Où donc est le tremplin pour l’Europe ? « La crise grecque, vis-à-vis de tous les pays de la zone euro, est un rappel à l’impératif de restaurer les équilibres budgétaires en diminuant la dépense et en augmentant la recette » explique Christine Lagarde. Dans l’entreprise privée, c’est ce que l’on appelle « passer la paille de fer », une procédure ordinairement très douloureuse. Est-ce le début assumé de la rigueur ? demande logiquement le journaliste du Monde. Et la réponse fuse : « Non, car il ne faut surtout pas casser la reprise. On a un calibrage subtil à établir entre soutien à la croissance et réduction des déficits ». Merci, madame, de nous épargner les restrictions. Auxquelles n’échappera pas la Grèce, dans son ignorance crasse du calibrage subtil : elle est supposée subir une récession de 4% cette année et de 2% l’année prochaine. Mais « sans déflation » nous assure notre ministre, dont on connaît la fiabilité des prévisions. En d’autres termes, les Grecs sauteront un repas sur deux, mais ils ne souffriront pas de la faim, grâce à leur conversion spontanée à la vertu financière.
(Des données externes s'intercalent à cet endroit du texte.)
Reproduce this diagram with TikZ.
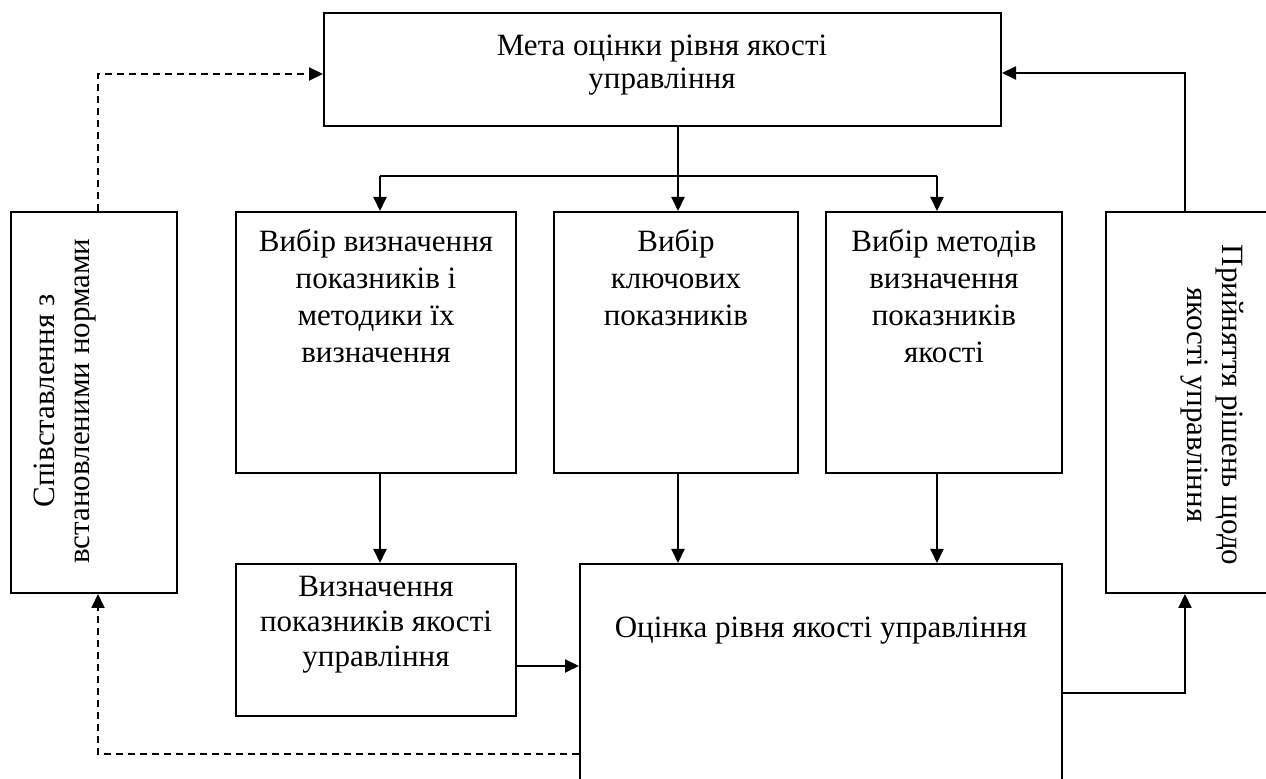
\documentclass[tikz,border=0pt]{standalone}
\usepackage{fontspec}
\setmainfont{Liberation Serif}
\usetikzlibrary{arrows.meta,fit}
\begin{document}
\begin{tikzpicture}[x=0.5pt,y=-0.5pt,
  box/.style={draw,line width=1pt,inner sep=0pt,rectangle},
  txt/.style={font=\fontsize{15.5}{18.5}\selectfont,align=center,inner sep=0pt,anchor=north},
  link/.style={line width=1pt,-{Triangle[length=7pt,width=6.5pt]}},
  dlink/.style={link,dash pattern=on 3.5pt off 2.5pt}]
\useasboundingbox (0,0) rectangle (1266,779);

% boxes
\node[box,fit={(324,13) (1001,126)}] (goal) {};
\node[box,fit={(11,212) (177,593)}] (compare) {};
\node[box,fit={(236,212) (516,473)}] (sel1) {};
\node[box,fit={(554,212) (798,473)}] (sel2) {};
\node[box,fit={(826,212) (1062,473)}] (sel3) {};
\node[box,fit={(1106,212) (1270,593)}] (decide) {};
\node[box,fit={(236,564) (516,716)}] (measure) {};
\node[box,fit={(580,564) (1062,784)}] (assess) {};

% labels
\node[txt,font=\fontsize{15.5}{16.5}\selectfont] (goalT) at (662,35) {Мета оцінки рівня якості\\управління};
\node[txt] (sel1T) at (376,229) {Вибір визначення\\показників і\\методики їх\\визначення};
\node[txt] (sel2T) at (676,229) {Вибір\\ключових\\показників};
\node[txt] (sel3T) at (944,229) {Вибір методів\\визначення\\показників\\якості};
\node[txt,font=\fontsize{15.5}{17.5}\selectfont] (measureT) at (376,576) {Визначення\\показників якості\\управління};
\node[txt] (assessT) at (821,617) {Оцінка рівня якості управління};
\node[txt,font=\fontsize{15.5}{17.5}\selectfont,rotate=90] (compareT) at (34,401) {Співставлення з\\встановленими нормами};
\node[txt,font=\fontsize{15.5}{17.5}\selectfont,rotate=-90] (decideT) at (1244,405) {Прийняття рішень щодо\\якості управління};

% distribution from the goal box
\coordinate (fork) at (678,176);
\coordinate (forkL) at (380,176);
\coordinate (forkR) at (937,176);
\draw[line width=1pt] (goal.south -| fork) -- (fork);
\draw[line width=1pt] (forkL) -- (forkR);
\draw[link] (forkL) -- (sel1.north -| forkL);
\draw[link] (fork) -- (sel2.north -| fork);
\draw[link] (forkR) -- (sel3.north -| forkR);

% selections feed the measurement and assessment
\draw[link] (sel1.south -| forkL) -- (measure.north -| forkL);
\draw[link] (sel2.south -| fork) -- (assess.north -| fork);
\draw[link] (sel3.south -| forkR) -- (assess.north -| forkR);
\coordinate (m1) at (516,666);
\draw[link] (measure.east |- m1) -- (assess.west |- m1);

% decision loop
\coordinate (r1) at (1185,693);
\coordinate (r2) at (1185,73);
\draw[link] (assess.east |- r1) -- (r1) -- (decide.south -| r1);
\draw[link] (decide.north -| r2) -- (r2) -- (goal.east |- r2);

% comparison loop
\coordinate (l1) at (98,754);
\coordinate (l2) at (98,74);
\draw[dlink] (assess.west |- l1) -- (l1) -- (compare.south -| l1);
\draw[dlink] (compare.north -| l2) -- (l2) -- (goal.west |- l2);
\end{tikzpicture}
\end{document}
Voilà donc le tableau édifiant d’une nouvelle crise effacée par le volontarisme de nos dirigeants et leur « incroyable effort de solidarité ». Hélas pour eux, ce qui passait à leurs yeux pour de gros efforts a été jugé insignifiant par les marchés, qui ont répondu par une déprime massive. Car au sein de l’Union, la Grèce n’est pas seule dans la panade. En foi de quoi a-t-on été obligé de monter à la hâte une digue autrement plus haute pour prévenir – espère-t-on – une épidémie de défaillances dans la vieille Europe. Sera-ce suffisant ? Nul ne le sait, mais à chaque jour suffit sa peine. Les doutes sont pourtant permis, car la situation actuelle démontre que la politique de transfusions financières ne peut sauver un patient durablement hémorragique. Cette réalité n’a pas échappé à la sagacité de madame Lagarde : « Plus le temps passe, plus cela coûte. C’est le prix de la démocratie ». La preuve en était administrée quelques jours après sa déclaration : la démocratie est vraiment coûteuse. Trop coûteuse, peut-être, pour nos moyens plébéiens. Il serait temps d’adopter la tyrannie, avant que nous n’ayons plus un radis.